» **PROBLEM**: Print nothing but the lines from the start of the listing below through the line that contains "0.1215, 0.129, 0.137, 0.144, 0.1505, 0.157, 0.161];". Do not include the pictures.

··········

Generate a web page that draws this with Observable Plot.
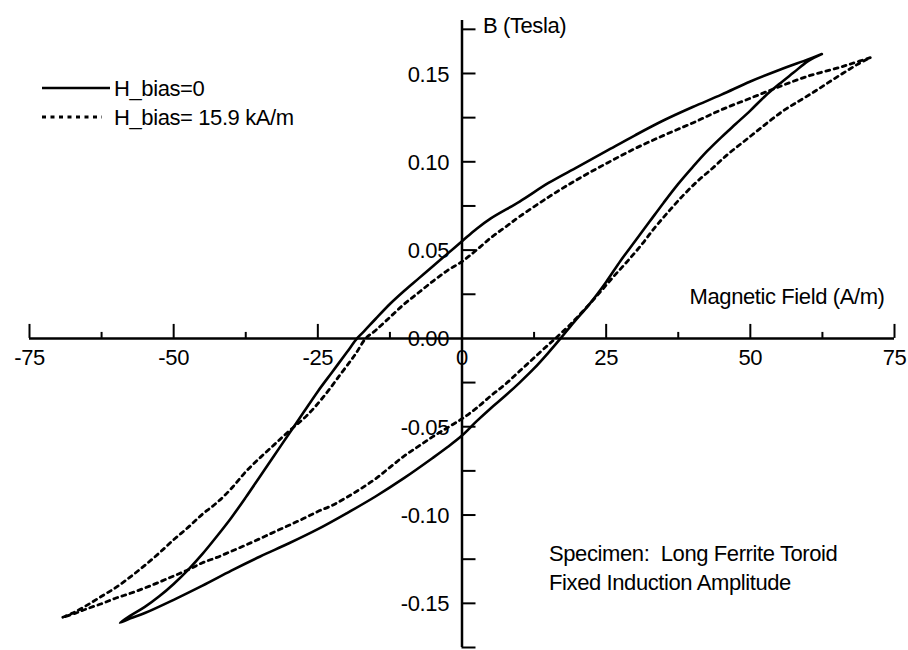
<!DOCTYPE html>
<html>
<head>
<meta charset="utf-8">
<script src="https://cdn.jsdelivr.net/npm/d3@7"></script>
<script src="https://cdn.jsdelivr.net/npm/@observablehq/plot@0.6"></script>
<style>
  html, body { margin: 0; padding: 0; background: #fff; }
  #wrap { position: relative; width: 908px; height: 650px; font-family: "Liberation Sans", Arial, sans-serif; }
  #legend { position: absolute; left: 0; top: 0; pointer-events: none; }
  #legend text { font-size: 22px; letter-spacing: -0.4px; fill: #000; }
</style>
</head>
<body>
<div id="wrap"></div>
<script>
// ---- Data (H in A/m, B in Tesla) ----
const seriesNames = ["H_bias=0", "H_bias= 15.9 kA/m"];

// H_bias = 0 : descending branch from +tip, then ascending branch back to +tip
const solidH = [62.4, 60, 55, 50, 45, 40, 35, 30, 25, 20, 15, 10, 5, 2.5, 0,
  -2.5, -5, -7.5, -10, -12.5, -15, -17, -18.2, -20, -22.5, -25, -27.5, -30, -32.5, -35,
  -37.5, -40, -42.5, -45, -47.5, -50, -52.5, -55, -57.5, -59.3,
  -57.5, -55, -50, -45, -40, -35, -30, -25, -20, -15, -10, -5, -2.5, 0,
  2.5, 5, 7.5, 10, 12.5, 15, 17.1, 19.5, 22, 25, 27.5, 30, 32.5, 35, 37.5, 40, 42.5, 45,
  47.5, 50, 52.5, 55, 57.5, 60, 62.4];
const solidB = [0.161, 0.158, 0.152, 0.1455, 0.138, 0.131, 0.1235, 0.115, 0.106, 0.097, 0.088, 0.0775, 0.068, 0.062, 0.055,
  0.048, 0.041, 0.034, 0.027, 0.0195, 0.011, 0.004, 0.0, -0.008, -0.019, -0.030, -0.042, -0.054, -0.066, -0.078,
  -0.090, -0.1015, -0.112, -0.122, -0.131, -0.139, -0.146, -0.152, -0.157, -0.161,
  -0.1585, -0.1555, -0.148, -0.140, -0.1315, -0.1235, -0.116, -0.108, -0.099, -0.0895, -0.079, -0.0675, -0.0615, -0.055,
  -0.047, -0.0395, -0.0325, -0.025, -0.017, -0.008, 0.0, 0.0095, 0.019, 0.032, 0.044, 0.055, 0.066, 0.077, 0.0875, 0.097, 0.106, 0.114,
  0.1215, 0.129, 0.137, 0.144, 0.1505, 0.157, 0.161];

// H_bias = 15.9 kA/m
const dashH = [70.8, 67.5, 65, 60, 55, 50, 45, 40, 35, 30, 25, 20, 15, 10, 7.5, 5, 2.5, 0,
  -2.5, -5, -7.5, -10, -12.5, -15, -16.7, -18.5, -21, -24, -27, -30, -32.5, -35, -37.5, -40,
  -42.5, -45, -47.5, -50, -52.5, -55, -57.5, -60, -62.5, -65, -67.5, -69.3,
  -67, -65, -62.5, -60, -57.5, -55, -52.5, -50, -47.5, -45, -42.5, -40, -37.5, -35, -32.5, -30,
  -27.5, -25, -22.5, -20, -17.5, -15, -12.5, -10, -7.5, -5, -2.5, 0,
  2.5, 5, 7.5, 10, 12.5, 15, 16.2, 18.5, 21, 23.5, 26, 28.5, 31, 33.5, 36, 38.5, 41, 43.5, 46, 48.5,
  51, 53.5, 56, 58.5, 61, 63.5, 66, 68.5, 70.8];
const dashB = [0.159, 0.1555, 0.153, 0.1485, 0.1425, 0.136, 0.1295, 0.122, 0.115, 0.1075, 0.099, 0.090, 0.080, 0.069, 0.063, 0.057, 0.050, 0.0435,
  0.0385, 0.0325, 0.026, 0.0195, 0.012, 0.0045, 0.0, -0.009, -0.020, -0.033, -0.044, -0.0525, -0.060, -0.0675, -0.0755, -0.085,
  -0.093, -0.0995, -0.107, -0.114, -0.1215, -0.1285, -0.135, -0.141, -0.146, -0.151, -0.1555, -0.158,
  -0.1555, -0.153, -0.1502, -0.147, -0.1443, -0.1413, -0.138, -0.1345, -0.131, -0.127, -0.124, -0.1205, -0.117, -0.1133, -0.1095, -0.1058,
  -0.102, -0.098, -0.0945, -0.090, -0.085, -0.0795, -0.073, -0.0665, -0.061, -0.0555, -0.0505, -0.0455,
  -0.0395, -0.0325, -0.026, -0.0185, -0.011, -0.0035, 0.0, 0.007, 0.0155, 0.0245, 0.034, 0.043, 0.0525, 0.063, 0.0725, 0.0815, 0.0895, 0.0965, 0.104, 0.1105,
  0.117, 0.1235, 0.1295, 0.1345, 0.1395, 0.1448, 0.150, 0.155, 0.159];

// Axis ticks and labels
const xMajorTicks = [-75, -50, -25, 0, 25, 50, 75];
const xMinorTicks = [-62.5, -37.5, -12.5, 12.5, 37.5, 62.5];
const xTickLabels = ["-75", "-50", "-25", "0", "25", "50", "75"];
const yTicks = [-0.175, -0.15, -0.125, -0.1, -0.075, -0.05, -0.025, 0.025, 0.05, 0.075, 0.1, 0.125, 0.15, 0.175];
const yLabelValues = [0.15, 0.10, 0.05, 0.00, -0.05, -0.10, -0.15];
const yTickLabels = ["0.15", "0.10", "0.05", "0.00", "-0.05", "-0.10", "-0.15"];

const yAxisTitle = "B (Tesla)";
const xAxisTitle = "Magnetic Field (A/m)";
const noteLines = ["Specimen:\u00a0 Long Ferrite Toroid", "Fixed Induction Amplitude"];

// ---- Build tables ----
const solidRows = solidH.map((h, i) => ({H: h, B: solidB[i]}));
const dashRows = dashH.map((h, i) => ({H: h, B: dashB[i]}));
const xLabelRows = xMajorTicks.map((v, i) => ({v, label: xTickLabels[i]}));
const yLabelRows = yLabelValues.map((v, i) => ({v, label: yTickLabels[i]}));

const FONT = "\"Liberation Sans\", Arial, sans-serif";
const textStyle = {fontSize: 22, fill: "#000", fontFamily: FONT};

const chart = Plot.plot({
  width: 908,
  height: 650,
  marginLeft: 29,
  marginRight: 14,
  marginTop: 20,
  marginBottom: 3,
  x: {domain: [-75, 75], axis: null},
  y: {domain: [-0.175, 0.18], axis: null},
  style: {background: "#fff", fontFamily: FONT, fontSize: "22px", letterSpacing: "-0.4px"},
  marks: [
    // axes lines crossing at origin
    Plot.ruleY([0], {stroke: "#000", strokeWidth: 2.5}),
    Plot.ruleX([0], {stroke: "#000", strokeWidth: 2.5}),
    // x ticks pointing up
    Plot.ruleX(xMajorTicks, {x: d => d, y1: 0, y2: 0, insetBottom: 14, stroke: "#000", strokeWidth: 2}),
    Plot.ruleX(xMinorTicks, {x: d => d, y1: 0, y2: 0, insetBottom: 6, stroke: "#000", strokeWidth: 2}),
    // y ticks pointing right
    Plot.ruleY(yTicks, {y: d => d, x1: 0, x2: 0, insetLeft: 14, stroke: "#000", strokeWidth: 2}),
    // tick labels
    Plot.text(xLabelRows, {x: "v", y: 0, text: "label", dy: 20, ...textStyle}),
    Plot.text(yLabelRows, {x: 0, y: "v", text: "label", textAnchor: "end", dx: -13, dy: 1, ...textStyle}),
    // axis titles
    Plot.text([yAxisTitle], {x: 0, frameAnchor: "top", textAnchor: "start", lineAnchor: "middle", dx: 21, dy: 5, ...textStyle}),
    Plot.text([xAxisTitle], {y: 0, frameAnchor: "right", textAnchor: "end", lineAnchor: "middle", dx: -10, dy: -41, ...textStyle}),
    // annotation
    Plot.text([noteLines[0]], {x: 0, frameAnchor: "bottom", textAnchor: "start", lineAnchor: "middle", dx: 87, dy: -94, ...textStyle}),
    Plot.text([noteLines[1]], {x: 0, frameAnchor: "bottom", textAnchor: "start", lineAnchor: "middle", dx: 87, dy: -65, ...textStyle}),
    // hysteresis loops
    Plot.line(dashRows, {x: "H", y: "B", stroke: "#000", strokeWidth: 2.8, strokeDasharray: "4,4.5", curve: "catmull-rom"}),
    Plot.line(solidRows, {x: "H", y: "B", stroke: "#000", strokeWidth: 2.6, curve: "catmull-rom"})
  ]
});

const wrap = document.getElementById("wrap");
wrap.appendChild(chart);

// ---- Legend (inside plot area, top-left) ----
const ns = "http://www.w3.org/2000/svg";
const leg = document.createElementNS(ns, "svg");
leg.setAttribute("id", "legend");
leg.setAttribute("width", 320);
leg.setAttribute("height", 140);
const legendItems = [
  {name: seriesNames[0], dash: null, x2: 110, y: 88},
  {name: seriesNames[1], dash: "4,4.5", x2: 102, y: 117}
];
legendItems.forEach(it => {
  const ln = document.createElementNS(ns, "line");
  ln.setAttribute("x1", 42); ln.setAttribute("x2", it.x2);
  ln.setAttribute("y1", it.y); ln.setAttribute("y2", it.y);
  ln.setAttribute("stroke", "#000");
  ln.setAttribute("stroke-width", it.dash ? 2.8 : 2.6);
  if (it.dash) ln.setAttribute("stroke-dasharray", it.dash);
  leg.appendChild(ln);
  const tx = document.createElementNS(ns, "text");
  tx.setAttribute("x", 114);
  tx.setAttribute("y", it.y);
  tx.setAttribute("dominant-baseline", "central");
  tx.textContent = it.name;
  leg.appendChild(tx);
});
wrap.appendChild(leg);
</script>
</body>
</html>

··········

» **COMPLETE RESPONSE**:
Generate a web page that draws this with Observable Plot.
<!DOCTYPE html>
<html>
<head>
<meta charset="utf-8">
<script src="https://cdn.jsdelivr.net/npm/d3@7"></script>
<script src="https://cdn.jsdelivr.net/npm/@observablehq/plot@0.6"></script>
<style>
  html, body { margin: 0; padding: 0; background: #fff; }
  #wrap { position: relative; width: 908px; height: 650px; font-family: "Liberation Sans", Arial, sans-serif; }
  #legend { position: absolute; left: 0; top: 0; pointer-events: none; }
  #legend text { font-size: 22px; letter-spacing: -0.4px; fill: #000; }
</style>
</head>
<body>
<div id="wrap"></div>
<script>
// ---- Data (H in A/m, B in Tesla) ----
const seriesNames = ["H_bias=0", "H_bias= 15.9 kA/m"];

// H_bias = 0 : descending branch from +tip, then ascending branch back to +tip
const solidH = [62.4, 60, 55, 50, 45, 40, 35, 30, 25, 20, 15, 10, 5, 2.5, 0,
  -2.5, -5, -7.5, -10, -12.5, -15, -17, -18.2, -20, -22.5, -25, -27.5, -30, -32.5, -35,
  -37.5, -40, -42.5, -45, -47.5, -50, -52.5, -55, -57.5, -59.3,
  -57.5, -55, -50, -45, -40, -35, -30, -25, -20, -15, -10, -5, -2.5, 0,
  2.5, 5, 7.5, 10, 12.5, 15, 17.1, 19.5, 22, 25, 27.5, 30, 32.5, 35, 37.5, 40, 42.5, 45,
  47.5, 50, 52.5, 55, 57.5, 60, 62.4];
const solidB = [0.161, 0.158, 0.152, 0.1455, 0.138, 0.131, 0.1235, 0.115, 0.106, 0.097, 0.088, 0.0775, 0.068, 0.062, 0.055,
  0.048, 0.041, 0.034, 0.027, 0.0195, 0.011, 0.004, 0.0, -0.008, -0.019, -0.030, -0.042, -0.054, -0.066, -0.078,
  -0.090, -0.1015, -0.112, -0.122, -0.131, -0.139, -0.146, -0.152, -0.157, -0.161,
  -0.1585, -0.1555, -0.148, -0.140, -0.1315, -0.1235, -0.116, -0.108, -0.099, -0.0895, -0.079, -0.0675, -0.0615, -0.055,
  -0.047, -0.0395, -0.0325, -0.025, -0.017, -0.008, 0.0, 0.0095, 0.019, 0.032, 0.044, 0.055, 0.066, 0.077, 0.0875, 0.097, 0.106, 0.114,
  0.1215, 0.129, 0.137, 0.144, 0.1505, 0.157, 0.161];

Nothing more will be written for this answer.